ベテラン運転士ホルテンさん、アパートで一人暮らし。お弁当と飲み物を用意し、小鳥のかごに覆いをかけて仕事場に向かうシーンから始まる。電車に乗り込んで、やおらパイプに火を付けて出発。しばらくして暗いトンネルを抜けると、そこは一面の雪景色。まるでホルテンさんが運転するベンガル急行に乗り込んでいたかのように、トンネルから抜けた後に飛び込んできた雪景色がじつに眩い。

なんだか川端康成の小説の出だしのようだなあと思う。そしてトンネルに入ったり抜けたりの繰り返しが、なにやら不思議な世界の始まりを暗示するシーンのように印象的。しっかりと脳裏に刻み込まれた。

ホルテンさんは、晴れがましい席を好むタイプではなく、淡々と40年間、電車の運転士として実直に働いてきた人だ。ところが、67才の誕生日で定年を迎える前夜から、奇妙な出来事に次々と遭遇する。送別会の二次会が開かれているアパートに入れなかったり、いつも愛用しているパイプを紛失したり、靴を失って赤いハイヒールを履く羽目になったり…。そしてある老人との出会いをきっかけに、自分を縛っていたものと初めて本気で向き合うことになる。新しい人生を歩むには、やはり何か大きなきっかけが必要ということなんだろうな。

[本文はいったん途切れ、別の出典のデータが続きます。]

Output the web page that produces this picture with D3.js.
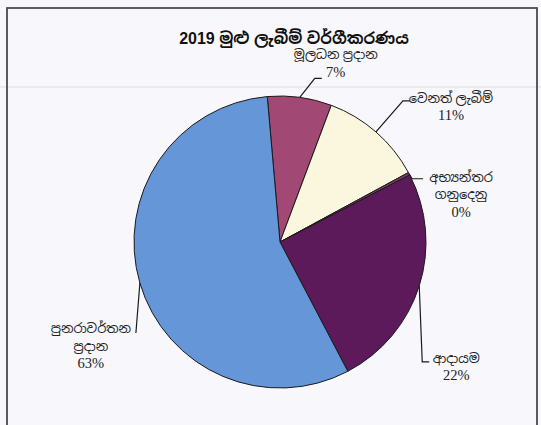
<!DOCTYPE html>
<html>
<head>
<meta charset="utf-8">
<script src="https://cdn.jsdelivr.net/npm/d3@7"></script>
<style>
  html, body { margin: 0; padding: 0; background: #f8f8fc; }
  svg { display: block; }
  .lbl { font-family: "Liberation Serif", "Noto Sans Sinhala", serif; font-size: 14.5px; fill: #222; }
  .lbl .si { font-size: 13px; }
  .title { font-family: "Liberation Sans", Arial, "Noto Sans Sinhala", sans-serif; font-size: 16px; font-weight: bold; fill: #111; }
</style>
</head>
<body>
<div id="chart"></div>
<script>
const w = 541;
const h = 425;

const categories = ["මූලධන ප්‍රදාන", "වෙනත් ලැබීම්", "අභ්‍යන්තර ගනුදෙනු", "ආදායම", "පුනරාවර්තන ප්‍රදාන"];
const labelLines = [["මූලධන ප්‍රදාන"], ["වෙනත් ලැබීම්"], ["අභ්‍යන්තර", "ගනුදෙනු"], ["ආදායම"], ["පුනරාවර්තන", "ප්‍රදාන"]];
const values = [7.1, 11.4, 0.3, 24.9, 56.3];
const pctLabels = ["7%", "11%", "0%", "22%", "63%"];
const colors = ["#a24874", "#fbf6de", "#7a3a6a", "#5c1a5a", "#6496d8"];

// label placement, offsets from the point where the leader leaves the pie
const labelLayout = [
  {elbow: [15, -19], end: [22, -19], text: [36, -38]},
  {elbow: [27, -31], end: [34, -31], text: [75, -29]},
  {elbow: [3, 5], end: [14, 5], text: [52, 8]},
  {elbow: [3, 76], end: [10, 76], text: [37, 77]},
  {elbow: [-4, 50], end: [-4, 50], text: [-49, 50]}
];

const cx = 280, cy = 242, r = 146;
const lineH = 17.5;

const svg = d3.select("#chart")
  .append("svg")
  .attr("width", w)
  .attr("height", h);

// faint scan line across the page
svg.append("line")
  .attr("x1", 0).attr("x2", w)
  .attr("y1", 87).attr("y2", 87)
  .attr("stroke", "#dcdce4")
  .attr("stroke-width", 1.2);

// frame
svg.append("rect")
  .attr("x", 7).attr("y", 8)
  .attr("width", 530).attr("height", 440)
  .attr("fill", "none")
  .attr("stroke", "#4a4a4a")
  .attr("stroke-width", 1.8);

svg.append("text")
  .attr("class", "title")
  .attr("x", 294).attr("y", 44)
  .attr("text-anchor", "middle")
  .text("2019 මුළු ලැබීම් වර්ගීකරණය");

const pie = d3.pie()
  .sort(null)
  .startAngle(-5 * Math.PI / 180)
  .endAngle(-5 * Math.PI / 180 + 2 * Math.PI);

const arcs = pie(values);

const arc = d3.arc().innerRadius(0).outerRadius(r);
const edge = d3.arc().innerRadius(r).outerRadius(r);

const g = svg.append("g").attr("transform", "translate(" + cx + "," + cy + ")");

g.selectAll(".slice")
  .data(arcs)
  .enter()
  .append("path")
  .attr("class", "slice")
  .attr("d", arc)
  .attr("fill", (d, i) => colors[i])
  .attr("stroke", "#1a1a1a")
  .attr("stroke-width", 1)
  .attr("stroke-linejoin", "round");

// leader lines
g.selectAll(".leader")
  .data(arcs)
  .enter()
  .append("polyline")
  .attr("class", "leader")
  .attr("points", function(d, i) {
    let p = edge.centroid(d);
    let L = labelLayout[i];
    return [p, [p[0] + L.elbow[0], p[1] + L.elbow[1]], [p[0] + L.end[0], p[1] + L.end[1]]]
      .map(q => q.join(",")).join(" ");
  })
  .attr("fill", "none")
  .attr("stroke", "#1a1a1a")
  .attr("stroke-width", 1.2);

// labels
const labels = g.selectAll(".lbl")
  .data(arcs)
  .enter()
  .append("text")
  .attr("class", "lbl")
  .attr("text-anchor", "middle")
  .attr("transform", function(d, i) {
    let p = edge.centroid(d);
    let L = labelLayout[i];
    return "translate(" + (p[0] + L.text[0]) + "," + (p[1] + L.text[1]) + ")";
  });

labels.each(function(d, i) {
  let t = d3.select(this);
  labelLines[i].forEach(function(s, k) {
    t.append("tspan")
      .attr("class", "si")
      .attr("x", 0)
      .attr("y", k * lineH)
      .text(s);
  });
  t.append("tspan")
    .attr("x", 0)
    .attr("y", labelLines[i].length * lineH)
    .text(pctLabels[i]);
});
</script>
</body>
</html>
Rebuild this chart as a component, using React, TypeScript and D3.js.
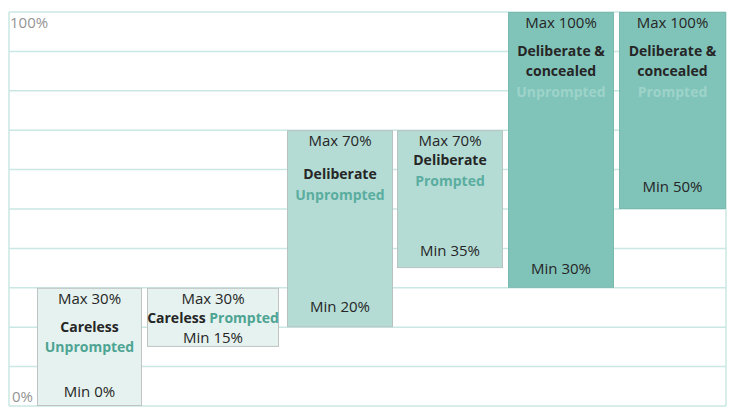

やがて、ホルテンさんが独身を通してきた理由も見えてくる。

それにしても、この「ホルテンさん」という映画は不思議な感覚に充ち満ちている。現実と非現実のトワイライトゾーンのような世界とでもいえば良いだろうか。北欧世界の時間と、極東の日本世界の時間とでは、こんなにも違うものなんだねえ。監督、脚本のベント・ハーメルという人、少し気に入りました。そして北欧の映画を、これからも観て行こうと思う。